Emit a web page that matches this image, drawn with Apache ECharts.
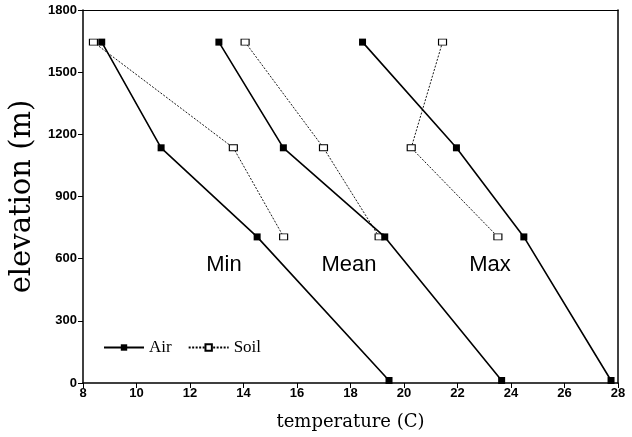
<!DOCTYPE html>
<html>
<head>
<meta charset="utf-8">
<script src="https://cdn.jsdelivr.net/npm/echarts@6/dist/echarts.min.js"></script>
<style>
  html, body { margin: 0; padding: 0; background: #fff; }
  #chart { width: 632px; height: 437px; }
</style>
</head>
<body>
<div id="chart"></div>
<script>
// Elevation of the four stations (m)
const elevations = [1645, 1135, 705, 12];

// Air temperature (C) at each elevation
const airMin  = [8.7, 10.92, 14.51, 19.44];
const airMean = [13.08, 15.49, 19.28, 23.65];
const airMax  = [18.45, 21.96, 24.48, 27.74];

// Soil temperature (C); no soil reading at the lowest station
const soilMin  = [8.39, 13.62, 15.5];
const soilMean = [14.06, 16.99, 19.07];
const soilMax  = [21.44, 20.27, 23.51];

const xTicks = [8, 10, 12, 14, 16, 18, 20, 22, 24, 26, 28];
const yTicks = [0, 300, 600, 900, 1200, 1500, 1800];
const groupLabels = ['Min', 'Mean', 'Max'];

function pairs(temps) {
  return temps.map((t, i) => [t, elevations[i]]);
}

const airStyle = {
  type: 'line',
  name: 'Air',
  symbol: 'rect',
  symbolSize: 7,
  itemStyle: { color: '#000', borderColor: '#000', borderWidth: 0 },
  lineStyle: { color: '#000', width: 1.6, type: 'solid' },
  animation: false,
  z: 3
};
const soilStyle = {
  type: 'line',
  name: 'Soil',
  symbol: 'rect',
  symbolSize: [8, 6],
  itemStyle: { color: '#fff', borderColor: '#000', borderWidth: 1 },
  lineStyle: { color: '#000', width: 0.9, type: [2, 1.5] },
  animation: false,
  z: 2
};

const tickFont = {
  fontFamily: 'Liberation Sans Narrow, Liberation Sans, Arial',
  fontWeight: 'bold',
  fontSize: 13,
  color: '#000',
  formatter: v => String(v)
};

const chart = echarts.init(document.getElementById('chart'), null, { renderer: 'canvas' });

const series = [
  Object.assign({}, airStyle, { data: pairs(airMin) }),
  Object.assign({}, airStyle, { data: pairs(airMean) }),
  Object.assign({}, airStyle, { data: pairs(airMax) }),
  Object.assign({}, soilStyle, { data: pairs(soilMin) }),
  Object.assign({}, soilStyle, { data: pairs(soilMean) }),
  Object.assign({}, soilStyle, { data: pairs(soilMax) })
];

const labelX = [224, 349, 490];

chart.setOption({
  backgroundColor: '#fff',
  animation: false,
  grid: { left: 77, right: 14, top: 10, bottom: 54 },
  legend: {
    data: ['Air', 'Soil'],
    left: 98,
    top: 334,
    itemWidth: 40,
    itemHeight: 8,
    itemGap: 16,
    textStyle: { fontFamily: 'Liberation Serif, serif', fontSize: 17, color: '#000' }
  },
  xAxis: [{
    type: 'value',
    min: xTicks[0],
    max: xTicks[xTicks.length - 1],
    interval: 2,
    name: 'temperature (C)',
    nameLocation: 'middle',
    nameGap: 30,
    nameTextStyle: { fontFamily: 'DejaVu Serif, serif', fontSize: 18, color: '#000' },
    axisLine: { lineStyle: { color: '#000', width: 1.5 } },
    axisTick: { inside: false, length: 5, lineStyle: { color: '#000' } },
    axisLabel: Object.assign({ margin: 4 }, tickFont),
    splitLine: { show: false }
  }, {
    type: 'value',
    position: 'top',
    min: xTicks[0],
    max: xTicks[xTicks.length - 1],
    axisLine: { show: true, onZero: false, lineStyle: { color: '#000', width: 1.2 } },
    axisTick: { show: false },
    axisLabel: { show: false },
    splitLine: { show: false }
  }],
  yAxis: [{
    type: 'value',
    min: yTicks[0],
    max: yTicks[yTicks.length - 1],
    interval: 300,
    name: 'elevation (m)',
    nameLocation: 'middle',
    nameGap: 46,
    nameTextStyle: { fontFamily: 'DejaVu Serif, serif', fontSize: 29, color: '#000' },
    axisLine: { show: true, lineStyle: { color: '#000', width: 1.5 } },
    axisTick: { show: true, inside: false, length: 5, lineStyle: { color: '#000' } },
    axisLabel: Object.assign({ margin: 6 }, tickFont),
    splitLine: { show: false }
  }, {
    type: 'value',
    position: 'right',
    min: yTicks[0],
    max: yTicks[yTicks.length - 1],
    axisLine: { show: true, onZero: false, lineStyle: { color: '#000', width: 1.5 } },
    axisTick: { show: false },
    axisLabel: { show: false },
    splitLine: { show: false }
  }],
  series: series,
  graphic: groupLabels.map((txt, i) => ({
    type: 'text',
    x: labelX[i],
    y: 254,
    style: {
      text: txt,
      fill: '#000',
      font: '22px "Liberation Sans", Arial, sans-serif',
      textAlign: 'center',
      textVerticalAlign: 'top'
    }
  }))
});
</script>
</body>
</html>
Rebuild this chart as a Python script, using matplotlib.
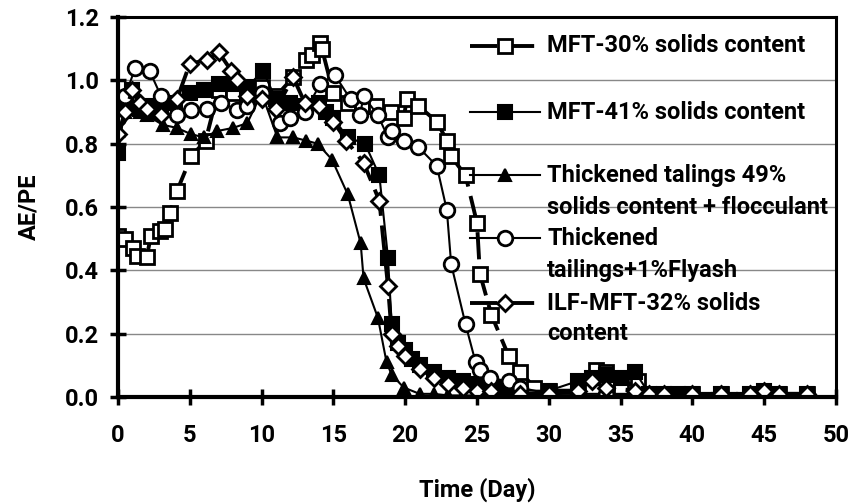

> **DIRECTIONS**: Reproduce the entries exactly. Do not carry over any picture.

> **REPLY**:
Emit a web page that matches this image, drawn with Apache ECharts.
<!DOCTYPE html>
<html>
<head>
<meta charset="utf-8">
<script src="https://cdn.jsdelivr.net/npm/echarts@6/dist/echarts.min.js"></script>
<style>
  html, body { margin: 0; padding: 0; background: #fff; }
  #chart { width: 632px; height: 437px; }
</style>
</head>
<body>
<div id="chart"></div>
<script>
// Elevation of the four stations (m)
const elevations = [1645, 1135, 705, 12];

// Air temperature (C) at each elevation
const airMin  = [8.7, 10.92, 14.51, 19.44];
const airMean = [13.08, 15.49, 19.28, 23.65];
const airMax  = [18.45, 21.96, 24.48, 27.74];

// Soil temperature (C); no soil reading at the lowest station
const soilMin  = [8.39, 13.62, 15.5];
const soilMean = [14.06, 16.99, 19.07];
const soilMax  = [21.44, 20.27, 23.51];

const xTicks = [8, 10, 12, 14, 16, 18, 20, 22, 24, 26, 28];
const yTicks = [0, 300, 600, 900, 1200, 1500, 1800];
const groupLabels = ['Min', 'Mean', 'Max'];

function pairs(temps) {
  return temps.map((t, i) => [t, elevations[i]]);
}

const airStyle = {
  type: 'line',
  name: 'Air',
  symbol: 'rect',
  symbolSize: 7,
  itemStyle: { color: '#000', borderColor: '#000', borderWidth: 0 },
  lineStyle: { color: '#000', width: 1.6, type: 'solid' },
  animation: false,
  z: 3
};
const soilStyle = {
  type: 'line',
  name: 'Soil',
  symbol: 'rect',
  symbolSize: [8, 6],
  itemStyle: { color: '#fff', borderColor: '#000', borderWidth: 1 },
  lineStyle: { color: '#000', width: 0.9, type: [2, 1.5] },
  animation: false,
  z: 2
};

const tickFont = {
  fontFamily: 'Liberation Sans Narrow, Liberation Sans, Arial',
  fontWeight: 'bold',
  fontSize: 13,
  color: '#000',
  formatter: v => String(v)
};

const chart = echarts.init(document.getElementById('chart'), null, { renderer: 'canvas' });

const series = [
  Object.assign({}, airStyle, { data: pairs(airMin) }),
  Object.assign({}, airStyle, { data: pairs(airMean) }),
  Object.assign({}, airStyle, { data: pairs(airMax) }),
  Object.assign({}, soilStyle, { data: pairs(soilMin) }),
  Object.assign({}, soilStyle, { data: pairs(soilMean) }),
  Object.assign({}, soilStyle, { data: pairs(soilMax) })
];

const labelX = [224, 349, 490];

chart.setOption({
  backgroundColor: '#fff',
  animation: false,
  grid: { left: 77, right: 14, top: 10, bottom: 54 },
  legend: {
    data: ['Air', 'Soil'],
    left: 98,
    top: 334,
    itemWidth: 40,
    itemHeight: 8,
    itemGap: 16,
    textStyle: { fontFamily: 'Liberation Serif, serif', fontSize: 17, color: '#000' }
  },
  xAxis: [{
    type: 'value',
    min: xTicks[0],
    max: xTicks[xTicks.length - 1],
    interval: 2,
    name: 'temperature (C)',
    nameLocation: 'middle',
    nameGap: 30,
    nameTextStyle: { fontFamily: 'DejaVu Serif, serif', fontSize: 18, color: '#000' },
    axisLine: { lineStyle: { color: '#000', width: 1.5 } },
    axisTick: { inside: false, length: 5, lineStyle: { color: '#000' } },
    axisLabel: Object.assign({ margin: 4 }, tickFont),
    splitLine: { show: false }
  }, {
    type: 'value',
    position: 'top',
    min: xTicks[0],
    max: xTicks[xTicks.length - 1],
    axisLine: { show: true, onZero: false, lineStyle: { color: '#000', width: 1.2 } },
    axisTick: { show: false },
    axisLabel: { show: false },
    splitLine: { show: false }
  }],
  yAxis: [{
    type: 'value',
    min: yTicks[0],
    max: yTicks[yTicks.length - 1],
    interval: 300,
    name: 'elevation (m)',
    nameLocation: 'middle',
    nameGap: 46,
    nameTextStyle: { fontFamily: 'DejaVu Serif, serif', fontSize: 29, color: '#000' },
    axisLine: { show: true, lineStyle: { color: '#000', width: 1.5 } },
    axisTick: { show: true, inside: false, length: 5, lineStyle: { color: '#000' } },
    axisLabel: Object.assign({ margin: 6 }, tickFont),
    splitLine: { show: false }
  }, {
    type: 'value',
    position: 'right',
    min: yTicks[0],
    max: yTicks[yTicks.length - 1],
    axisLine: { show: true, onZero: false, lineStyle: { color: '#000', width: 1.5 } },
    axisTick: { show: false },
    axisLabel: { show: false },
    splitLine: { show: false }
  }],
  series: series,
  graphic: groupLabels.map((txt, i) => ({
    type: 'text',
    x: labelX[i],
    y: 254,
    style: {
      text: txt,
      fill: '#000',
      font: '22px "Liberation Sans", Arial, sans-serif',
      textAlign: 'center',
      textVerticalAlign: 'top'
    }
  }))
});
</script>
</body>
</html>
Rebuild this chart as a Python script, using matplotlib.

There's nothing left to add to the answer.